数が多かったり、固い陣地に籠っていたり、発見が難しかったりと、普通なら容易に倒せない相手をとにかく核兵器の大威力で雑に倒してしまいたい、というのがまあ戦術核兵器を使いたくなる理由の一つだと思います。潜水艦なんかは発見しにくいし、攻撃しにくいし、というんで核兵器の力業でなんとかしたくなる相手なんでしょうね。
海での使用が前提のため、狂気度は低め(だからこそタチが悪いとも)。
Mk101ルル 1958年から配備された潜水艦を確実に撃破するための11キロトン核爆雷。水中に核爆弾を落とせば周囲の潜水艦は確実に撃破できる、規模のデカいダイナマイト猟みたいなもんだ。 pic.twitter.com/WtKuP8Fjgu
— 偏見で語る兵器bot (@heikihenken) August 11, 2024
Mk.45 魚雷 アメリカが60年台に開発した潜水艦が敵潜水艦を狩るための魚雷。でもこの時期の魚雷の誘導性能低いけどどうするの?核弾頭なら狙いが大雑把でも当たるやろ…と母艦が有線制御で誘導・起爆。なお射程が短すぎて自分も危険な模様 pic.twitter.com/r1zJsN31VM
— 偏見で語る兵器bot (@heikihenken) September 30, 2024
次に核弾頭搭載空対空ロケット。ミサイルではなく、無誘導のロケット弾です!まだ誘導できる空対空ミサイルは開発中で実用化まで時間がかかりそうでした。そして無誘導のロケット弾と機銃では敵爆撃機を撃ち漏らす可能性があります。そこで核爆発で敵編隊を纏めて吹き飛ばそうという乱暴な発想で作られたのが核弾頭搭載対空ロケット弾です。

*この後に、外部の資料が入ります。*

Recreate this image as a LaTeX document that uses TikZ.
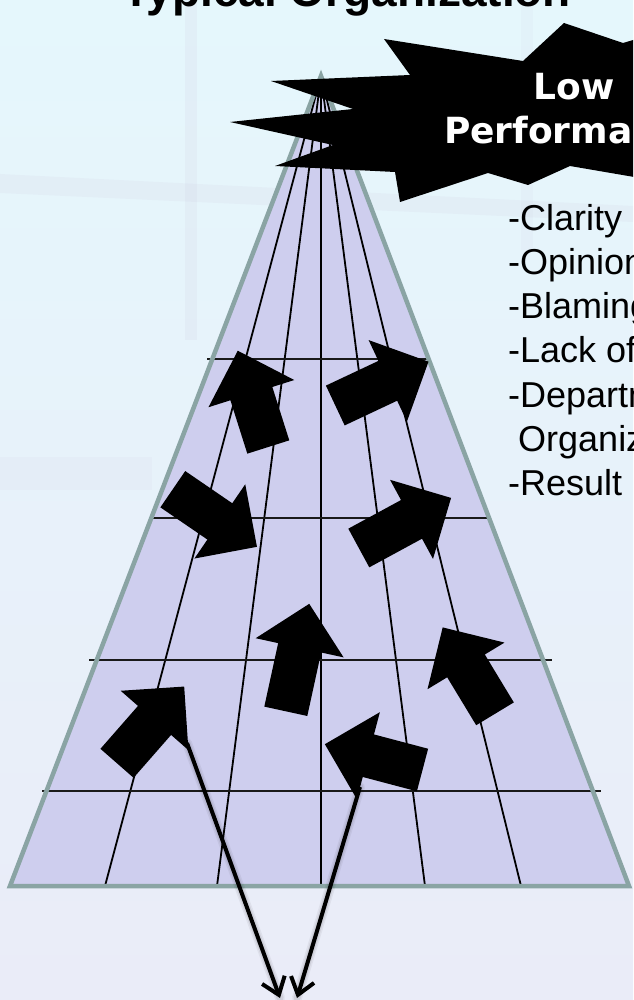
\documentclass[tikz,border=0pt]{standalone}
\usepackage{fontspec}
\setmainfont{Liberation Sans}
\newfontfamily\burstfont{DejaVu Sans}
\usetikzlibrary{arrows.meta}

\definecolor{bgtop}{RGB}{229,247,252}
\definecolor{bgbottom}{RGB}{234,236,248}
\definecolor{haze}{RGB}{212,214,232}
\definecolor{pyramidfill}{RGB}{206,206,238}
\definecolor{pyramidedge}{RGB}{138,164,164}
\definecolor{gridink}{RGB}{25,25,25}

\tikzset{
  pyramidline/.style={draw=pyramidedge, line width=4.5pt, line join=miter},
  rib/.style={draw=black, line width=1.8pt},
  tier/.style={draw=gridink, line width=2pt},
  blockarrow/.style={fill=black},
  pics/flowarrow/.style={code={
    \fill[blockarrow] (0,-22) -- ({#1-45},-22) -- ({#1-45},-45) -- (#1,0)
      -- ({#1-45},45) -- ({#1-45},22) -- (0,22) -- cycle;}},
  burst/.style={fill=black},
  bursttext/.style={text=white, font=\burstfont\bfseries\fontsize{36}{44}\selectfont,
    inner sep=0pt, anchor=base},
  titletext/.style={font=\bfseries\fontsize{46}{52}\selectfont, inner sep=0pt, anchor=base},
  listtext/.style={font=\fontsize{36}{44}\selectfont, inner sep=0pt, anchor=base west},
  outflow/.style={draw=black, line width=4pt, -{Straight Barb[length=16pt,width=24pt]}},
  outshadow/.style={draw=black, line cap=round, shift={(2.5,1.5)}},
}

\begin{document}
\begin{tikzpicture}[x=1pt, y=-1pt]
\useasboundingbox (0,0) rectangle (633,1000);
\clip (0,0) rectangle (633,1000);

% soft office background
\fill[top color=bgtop, bottom color=bgbottom] (0,0) rectangle (633,1000);
\fill[haze, opacity=0.22] (0,174) -- (633,206) -- (633,222) -- (0,193) -- cycle;
\fill[haze, opacity=0.22] (185,0) rectangle (197,340);
\fill[haze, opacity=0.15] (521,0) rectangle (533,250);
\fill[haze, opacity=0.15] (0,457) rectangle (152,490);

% title, only its lower part falls inside the page
\node[titletext] (title) at (346.5,7) {Typical Organization};

% the pyramid with its ribs and tiers
\coordinate (apex) at (321,76);
\coordinate (baseL) at (10,886);
\coordinate (baseR) at (629,886);
\fill[pyramidfill] (apex) -- (baseL) -- (baseR) -- cycle;
\foreach \bx in {105,217,321,425,521}
  \draw[rib] (apex) -- (\bx,886);
\draw[tier] (207,359) -- (430,359);
\draw[tier] (153,518) -- (488,518);
\draw[tier] (89,660) -- (552,660);
\draw[tier] (42,791) -- (601,791);
\draw[pyramidline] (apex) -- (baseL) -- (baseR) -- cycle;

% block arrows pulling in every direction
\pic[rotate=107.6] (arrA) at (268.3,447.0) {flowarrow=101};
\pic[rotate=25.2]  (arrB) at (335.3,405.5) {flowarrow=103};
\pic[rotate=-34.4] (arrC) at (172.8,489.2) {flowarrow=102};
\pic[rotate=28.5]  (arrD) at (358.8,548.0) {flowarrow=105};
\pic[rotate=77.7]  (arrE) at (285.8,711.3) {flowarrow=110};
\pic[rotate=121.2] (arrF) at (495.0,713.8) {flowarrow=101};
\pic[rotate=48.8]  (arrG) at (117.0,763.3) {flowarrow=102};
\pic[rotate=165.2] (arrH) at (422.5,770.0) {flowarrow=101};

% outflow arrows leaving the pyramid, with a soft shadow
\coordinate (gfoot) at (187,743);
\coordinate (hfoot) at (360,787);
\coordinate (gsink) at (280,998);
\coordinate (hsink) at (297,998);
\foreach \w/\o in {10/0.05, 7/0.07}{
  \draw[outshadow, line width=\w pt, opacity=\o] (gfoot) -- (gsink);
  \draw[outshadow, line width=\w pt, opacity=\o] (hfoot) -- (hsink);
}
\draw[outflow] (gfoot) -- (gsink);
\draw[outflow] (hfoot) -- (hsink);

% explosion callout
\fill[burst] (384,39) -- (523,61) -- (564,23) -- (623,43) -- (640,38) -- (700,60)
  -- (700,185) -- (640,178) -- (570,166) -- (528,185) -- (488,173) -- (400,202)
  -- (395,172) -- (275,166) -- (333,145) -- (230,122) -- (353,109) -- (271,81)
  -- (410,75) -- cycle;
\node[bursttext] (low) at (574,100) {Low};
\node[bursttext] (perf) at (574,144) {Performance};

% list of symptoms
\foreach \txt [count=\i from 0] in {-Clarity,-Opinions,-Blaming,-Lack of,-Departmental,%
  \ Organization,-Result}
  \node[listtext] (item\i) at (508,{230+44.3*\i}) {\txt};
\end{tikzpicture}
\end{document}
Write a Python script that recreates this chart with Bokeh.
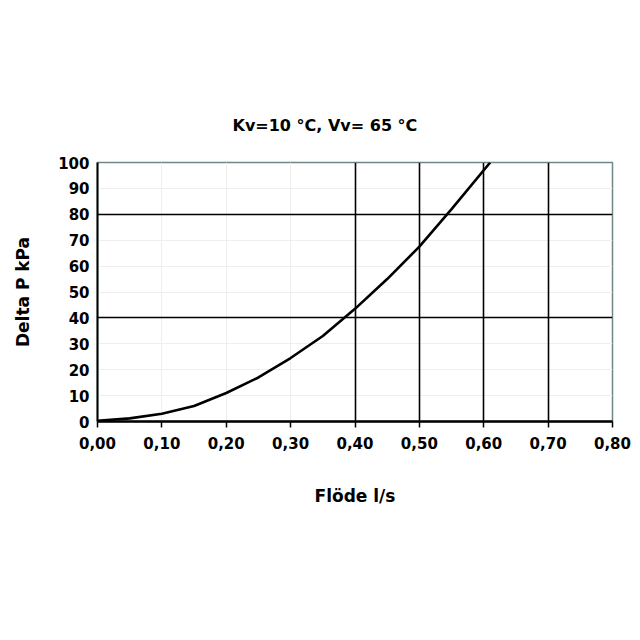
from bokeh.plotting import figure
from bokeh.models import FixedTicker, Grid, Range1d, Title
from bokeh.embed import file_html
from bokeh.resources import INLINE

# Data
flow = [0.0, 0.05, 0.10, 0.15, 0.20, 0.25, 0.30, 0.35, 0.40, 0.45, 0.50, 0.55, 0.61]
delta_p = [0.3, 1.2, 3.0, 6.0, 11.0, 17.0, 24.5, 33.0, 43.5, 55.0, 67.5, 82.0, 100.0]

x_ticks = [0.0, 0.1, 0.2, 0.3, 0.4, 0.5, 0.6, 0.7, 0.8]
x_labels = ["0,00", "0,10", "0,20", "0,30", "0,40", "0,50", "0,60", "0,70", "0,80"]
y_ticks = [0, 10, 20, 30, 40, 50, 60, 70, 80, 90, 100]
strong_x = [0.4, 0.5, 0.6, 0.7]
strong_y = [40, 80]

title_text = "Kv=10 °C, Vv= 65 °C"
x_title = "Flöde l/s"
y_title = "Delta P kPa"

FONT = "DejaVu Sans"

p = figure(width=640, height=640, output_backend="svg", toolbar_location=None,
           x_range=Range1d(0, 0.8), y_range=Range1d(0, 100))
p.min_border_left = 97
p.min_border_right = 28
p.min_border_top = 162
p.min_border_bottom = 219
p.background_fill_color = "white"
p.border_fill_color = "white"
p.outline_line_color = "#6f8787"
p.outline_line_width = 1.5

t = Title(text=title_text, align="left", offset=135, text_font=FONT,
          text_font_size="16px", text_font_style="bold", text_color="black",
          standoff=56)
p.add_layout(t, "above")

# axes
p.xaxis.ticker = FixedTicker(ticks=x_ticks)
p.xaxis.major_label_overrides = {v: s for v, s in zip(x_ticks, x_labels)}
p.yaxis.ticker = FixedTicker(ticks=y_ticks)
for ax in (p.xaxis, p.yaxis):
    ax.major_label_text_font = FONT
    ax.major_label_text_font_size = "15px"
    ax.major_label_text_font_style = "bold"
    ax.major_label_text_color = "black"
    ax.axis_label_text_font = FONT
    ax.axis_label_text_font_size = "17px"
    ax.axis_label_text_font_style = "bold"
    ax.axis_label_text_color = "black"
    ax.minor_tick_line_color = None
    ax.axis_line_color = "black"
p.xaxis.axis_line_width = 2.5
p.yaxis.axis_line_width = 2
p.xaxis.major_tick_out = 6
p.xaxis.major_tick_in = 0
p.xaxis.major_tick_line_color = "black"
p.xaxis.major_tick_line_width = 1.5
p.yaxis.major_tick_out = 0
p.yaxis.major_tick_in = 0
p.xaxis.major_label_standoff = 9
p.yaxis.major_label_standoff = 8
p.xaxis.axis_label = x_title
p.yaxis.axis_label = y_title
p.xaxis.axis_label_standoff = 34
p.yaxis.axis_label_standoff = 22

# faint grids
p.xgrid.ticker = FixedTicker(ticks=x_ticks)
p.ygrid.ticker = FixedTicker(ticks=y_ticks)
p.xgrid.grid_line_color = "#eeeeee"
p.ygrid.grid_line_color = "#eeeeee"
p.xgrid.grid_line_width = 1
p.ygrid.grid_line_width = 1

# strong grids
p.add_layout(Grid(dimension=0, ticker=FixedTicker(ticks=strong_x),
                  grid_line_color="black", grid_line_width=1.6))
p.add_layout(Grid(dimension=1, ticker=FixedTicker(ticks=strong_y),
                  grid_line_color="black", grid_line_width=1.6))

p.line(flow, delta_p, line_color="black", line_width=2.6)

open("out.html", "w").write(file_html(p, INLINE))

AIR-2 ジニー 空対空核ロケット 世は正に大核兵器時代!あらゆる兵器が核の力で巨大な力を得ていた。もちろんソ連の爆撃機もである。一機でも迎撃しそこねたらアメリカの都市が消滅してしまう…なら迎撃機の搭載兵器も核弾頭にしましょうねー pic.twitter.com/HHH2c05j14
— 偏見で語る兵器bot (@heikihenken) September 30, 2024
核弾頭搭載の無反動砲。
歩兵部隊が簡単に運用できるように開発された核兵器。と書くだけで眩暈がしてきます。最初は肩に担いで発射できる感じにしたかったみたいですが、そこまでの小型化はできずに三脚で地面に設置するか、車両に搭載して運用されたそうです。実戦で使用されずに本当に良かった!
デイビー・クロケット戦術核兵器 歩兵部隊が運用できる核兵器というコンセプトからして狂っている冷戦の産物。ちなみに運用訓練ビデオには歩兵大隊の攻勢発起前に歩兵中隊隷下の運用班が発射する…ってそれ迫撃砲じゃダメなんですかね(困惑) pic.twitter.com/aYAvult17R
— 偏見で語る兵器bot (@heikihenken) May 17, 2024
核兵器を運用するのに核兵器そのもの以上に重要なのが、その弾頭を敵地に運搬する手段です。これは徒歩で敵地に潜入して、核爆弾を置いて戻って来る、というもの。脱出にはどれほどの時間を想定していたのでしょうか?
SADM(アメリカ)
— 試作兵器bot (@sisakuheiki) September 1, 2024
兵士がヨイショと背負い、敵基地に侵入して設置する小型核爆弾。小型と言っても重量は68kg。これを背負って潜入任務って、米兵さんも大変っすね。
時限式爆弾なんだけど脱出に手間取ったら...あっ…(察し) pic.twitter.com/v5ldcS9N9k
狂気に満ちた兵器を見続けるとまともに見えてしまうけれど、冷静にかんがえるとやっぱりおかしい!師団単位に核ミサイルを配備したりしたら、有事に偶発的に使用されてしまう確率は跳ね上がってしまうと思います。